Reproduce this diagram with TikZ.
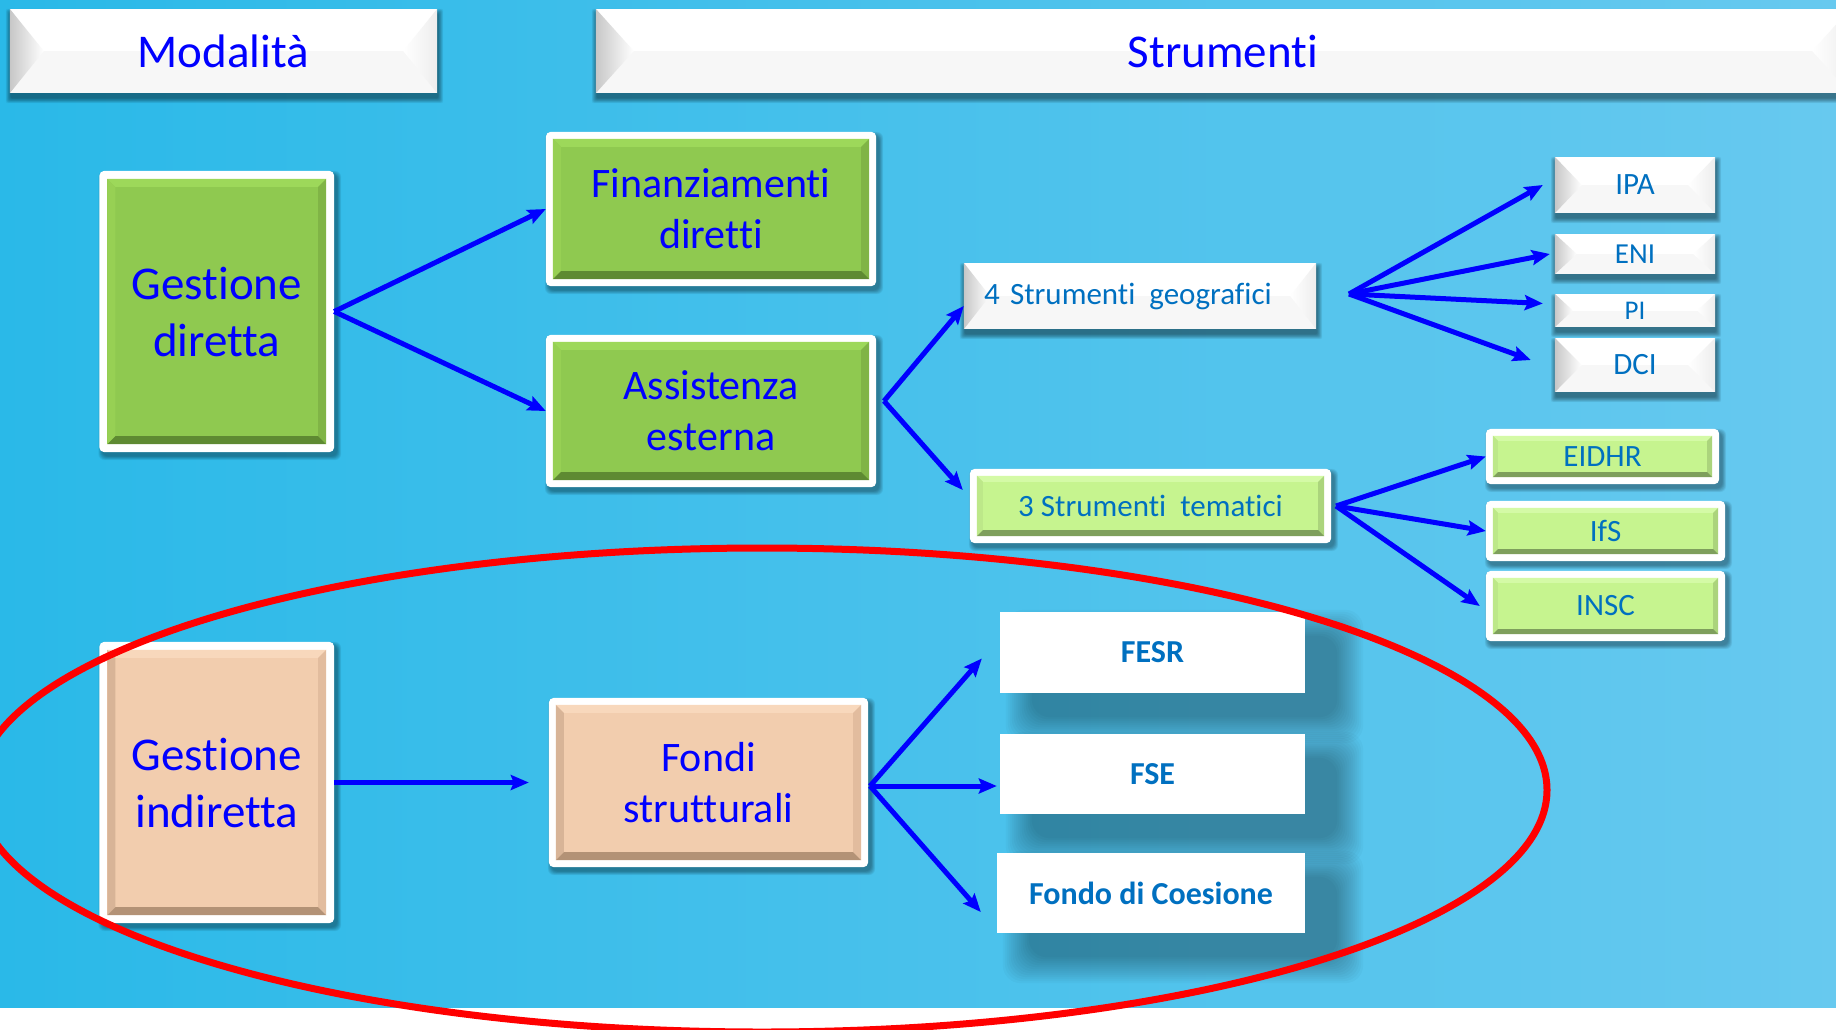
\documentclass[tikz,border=0pt]{standalone}
\usepackage{fontspec}
\setmainfont[Ligatures=NoCommon,RawFeature={-liga;-clig;-calt}]{Carlito}
\usetikzlibrary{arrows.meta,calc}
\definecolor{tblue}{HTML}{0000FF}
\definecolor{sblue}{HTML}{0070C0}
\definecolor{bgL}{HTML}{2AB9E8}
\definecolor{bgR}{HTML}{67C9EF}
% green bevel
\definecolor{gmain}{HTML}{8FC950}
\definecolor{gtop}{HTML}{9DD85A}
\definecolor{gleft}{HTML}{97D054}
\definecolor{gright}{HTML}{80B446}
\definecolor{gbot}{HTML}{5E8A32}
% peach bevel
\definecolor{pmain}{HTML}{F2CDAE}
\definecolor{ptop}{HTML}{F8D8BC}
\definecolor{pleft}{HTML}{D8B497}
\definecolor{pright}{HTML}{E2BC9E}
\definecolor{pbot}{HTML}{B39276}
% light green bevel
\definecolor{lmain}{HTML}{C6F48F}
\definecolor{ltop}{HTML}{D4FAA6}
\definecolor{lleft}{HTML}{BDE889}
\definecolor{lright}{HTML}{ABD47C}
\definecolor{lbot}{HTML}{7E9F5C}
\pgfdeclarelayer{bgl}
\pgfdeclarelayer{deco}
\pgfsetlayers{bgl,deco,main}
% soft shadow: node, dx, dy (down), blur, opacity per layer, corner radius
\newcommand{\MySoftShadow}[6]{%
  \foreach \k in {0,...,13}{%
    \pgfmathsetmacro{\ex}{#4*(1-\k/13)}%
    \fill[black, opacity=#5, rounded corners=#6]
      ([xshift={#2pt-\ex pt}, yshift={-#3pt+\ex pt}]#1.north west) rectangle
      ([xshift={#2pt+\ex pt}, yshift={-#3pt-\ex pt}]#1.south east);
  }%
}
% bevelled box with white border: node, colour prefix, border, bevel
\newcommand{\MyBevelBox}[4]{%
  \MySoftShadow{#1}{3}{4}{4}{0.028}{6pt}
  \fill[white, rounded corners=5pt] (#1.north west) rectangle (#1.south east);
  \coordinate (#1pA) at ([xshift=#3,yshift=-#3]#1.north west);
  \coordinate (#1pC) at ([xshift=-#3,yshift=#3]#1.south east);
  \coordinate (#1pB) at (#1pA -| #1pC);
  \coordinate (#1pD) at (#1pA |- #1pC);
  \coordinate (#1qA) at ([xshift=#4,yshift=-#4]#1pA);
  \coordinate (#1qB) at ([xshift=-#4,yshift=-#4]#1pB);
  \coordinate (#1qC) at ([xshift=-#4,yshift=#4]#1pC);
  \coordinate (#1qD) at ([xshift=#4,yshift=#4]#1pD);
  \fill[#2main] (#1pA) rectangle (#1pC);
  \fill[#2top] (#1pA) -- (#1pB) -- (#1qB) -- (#1qA) -- cycle;
  \fill[#2left] (#1pA) -- (#1qA) -- (#1qD) -- (#1pD) -- cycle;
  \fill[#2right] (#1pB) -- (#1pC) -- (#1qC) -- (#1qB) -- cycle;
  \fill[#2bot] (#1pD) -- (#1qD) -- (#1qC) -- (#1pC) -- cycle;
}
% white angled bevel box: node, bevel width
\newcommand{\MyWhiteBevel}[2]{%
  \MySoftShadow{#1}{1}{5}{5}{0.036}{2pt}
  \fill[white] (#1.north west) rectangle (#1.south east);
  \fill[black!3] (#1.west) rectangle (#1.south east);
  \shade[left color=black!22, right color=white]
    (#1.north west) -- ([xshift=#2]#1.west) -- (#1.south west) -- cycle;
  \shade[left color=white, right color=black!7]
    (#1.north east) -- ([xshift=-#2]#1.east) -- (#1.south east) -- cycle;
}
\tikzset{
  boxn/.style={rectangle, inner sep=0pt, align=center},
  bigtxt/.style={font=\fontsize{47}{57}\selectfont, text=tblue},
  midtxt/.style={font=\fontsize{42}{51}\selectfont, text=tblue},
  smtxt/.style={font=\fontsize{31}{37}\selectfont, text=sblue},
  fundtxt/.style={font=\bfseries\fontsize{32}{38}\selectfont, text=sblue},
  arr/.style={draw=tblue, line width=5pt, -{Stealth[length=18pt,width=15pt,inset=3pt]}},
}
\begin{document}
\begin{tikzpicture}[x=1pt,y=-1pt]
\useasboundingbox (0,0) rectangle (1836,1029);
\begin{pgfonlayer}{bgl}
  \fill[left color=bgL, right color=bgR] (0,0) rectangle (1836,1008);
  \fill[white] (0,1008) rectangle (1836,1029);
\end{pgfonlayer}

% headers
\node[boxn, bigtxt, minimum width=427pt, minimum height=84pt] (mod) at (223.5,51) {Modalità};
\node[boxn, bigtxt, minimum width=1254pt, minimum height=84pt] (str) at (1223,51) {Strumenti};

% main boxes
\node[boxn, bigtxt, minimum width=234.5pt, minimum height=281pt] (gd) at (216.75,311.5) {Gestione\\diretta};
\node[boxn, midtxt, minimum width=330pt, minimum height=154pt] (fd) at (711,209) {Finanziamenti\\diretti};
\node[boxn, midtxt, minimum width=330pt, minimum height=152pt] (ae) at (711,411) {Assistenza\\esterna};
\node[boxn, bigtxt, minimum width=234.5pt, minimum height=281pt] (gi) at (216.75,782.5) {Gestione\\indiretta};
\node[boxn, midtxt, minimum width=319pt, minimum height=169pt] (fs) at (708.5,782.5) {Fondi\\strutturali};

% instruments
\node[boxn, smtxt, text width=312pt, inner xsep=20pt, align=left, minimum height=66pt] (geo) at (1140,296) {4 Strumenti\hspace{0.45em}geografici};
\node[boxn, smtxt, minimum width=361pt, minimum height=74pt] (tem) at (1150.5,506) {3 Strumenti\hspace{0.45em}tematici};
\node[boxn, smtxt, minimum width=160pt, minimum height=56pt] (ipa) at (1635,185) {IPA};
\node[boxn, smtxt, font=\fontsize{29}{35}\selectfont, minimum width=160pt, minimum height=40pt] (eni) at (1635,254) {ENI};
\node[boxn, smtxt, font=\fontsize{27}{32}\selectfont, minimum width=160pt, minimum height=33pt] (pi) at (1635,310.5) {PI};
\node[boxn, smtxt, minimum width=160pt, minimum height=54pt] (dci) at (1635,365) {DCI};
\node[boxn, smtxt, minimum width=233pt, minimum height=55pt] (eidhr) at (1602.5,456.5) {EIDHR};
\node[boxn, smtxt, minimum width=239pt, minimum height=60pt] (ifs) at (1605.5,531) {IfS};
\node[boxn, smtxt, minimum width=239pt, minimum height=70pt] (insc) at (1605.5,606) {INSC};
\node[boxn, fundtxt, minimum width=305pt, minimum height=81pt] (fesr) at (1152.5,652.5) {FESR};
\node[boxn, fundtxt, minimum width=305pt, minimum height=80pt] (fse) at (1152.5,774) {FSE};
\node[boxn, fundtxt, minimum width=308pt, minimum height=80pt] (fdc) at (1151,893) {Fondo di Coesione};

\begin{pgfonlayer}{deco}
  \MyWhiteBevel{mod}{34pt}
  \MyWhiteBevel{str}{38pt}
  \MyBevelBox{gd}{g}{8pt}{8pt}
  \MyBevelBox{fd}{g}{7pt}{8pt}
  \MyBevelBox{ae}{g}{7pt}{8pt}
  \MyBevelBox{gi}{p}{8pt}{8pt}
  \MyBevelBox{fs}{p}{7pt}{8pt}
  \MyWhiteBevel{geo}{26pt}
  \MyBevelBox{tem}{l}{7pt}{6pt}
  \MyWhiteBevel{ipa}{27pt}
  \MyWhiteBevel{eni}{22pt}
  \MyWhiteBevel{pi}{18pt}
  \MyWhiteBevel{dci}{27pt}
  \MyBevelBox{eidhr}{l}{7pt}{5pt}
  \MyBevelBox{ifs}{l}{7pt}{5pt}
  \MyBevelBox{insc}{l}{7pt}{5pt}
  \MySoftShadow{fesr}{32}{24}{26}{0.025}{18pt}
  \MySoftShadow{fse}{32}{24}{26}{0.025}{18pt}
  \MySoftShadow{fdc}{32}{24}{26}{0.025}{18pt}
  \fill[white] (fesr.north west) rectangle (fesr.south east);
  \fill[white] (fse.north west) rectangle (fse.south east);
  \fill[white] (fdc.north west) rectangle (fdc.south east);
\end{pgfonlayer}

% fan origins
\coordinate (aefan) at (884,401);
\coordinate (gfan) at (1349,294);
\coordinate (tfan) at (1336,506);
\coordinate (ffan) at (870,786);

% connectors
\draw[arr] (gd.east) -- (fd.west);
\draw[arr] (gd.east) -- (ae.west);
\draw[arr] (aefan) -- ([yshift=-10pt]geo.west);
\draw[arr] (aefan) -- ([xshift=-7pt,yshift=16pt]tem.west);
\draw[arr] (gfan) -- ([xshift=-12pt]ipa.west);
\draw[arr] (gfan) -- ([xshift=-5pt]eni.west);
\draw[arr] (gfan) -- ([xshift=-12pt,yshift=7pt]pi.west);
\draw[arr] (gfan) -- ([xshift=-24pt,yshift=5pt]dci.west);
\draw[arr] (tfan) -- (eidhr.west);
\draw[arr] (tfan) -- (ifs.west);
\draw[arr] (tfan) -- ([xshift=-6pt]insc.west);
\draw[arr] (gi.east) -- ([xshift=-20pt]fs.west);
\draw[arr] (ffan) -- ([xshift=-18pt,yshift=-6pt]fesr.west);
\draw[arr] (ffan) -- ([xshift=-3pt,yshift=-12pt]fse.west);
\draw[arr] (ffan) -- ([xshift=-16pt,yshift=-19pt]fdc.west);

% red ellipse
\draw[red, line width=7pt] (762,790) ellipse [x radius=785pt, y radius=242pt];
\end{tikzpicture}
\end{document}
◇ ◇ ◇
- _Set exercise_
Gather each line holding the string "with".

- _The result_
Reproduce this diagram with TikZ.
% bevelled box with white border: node, colour prefix, border, bevel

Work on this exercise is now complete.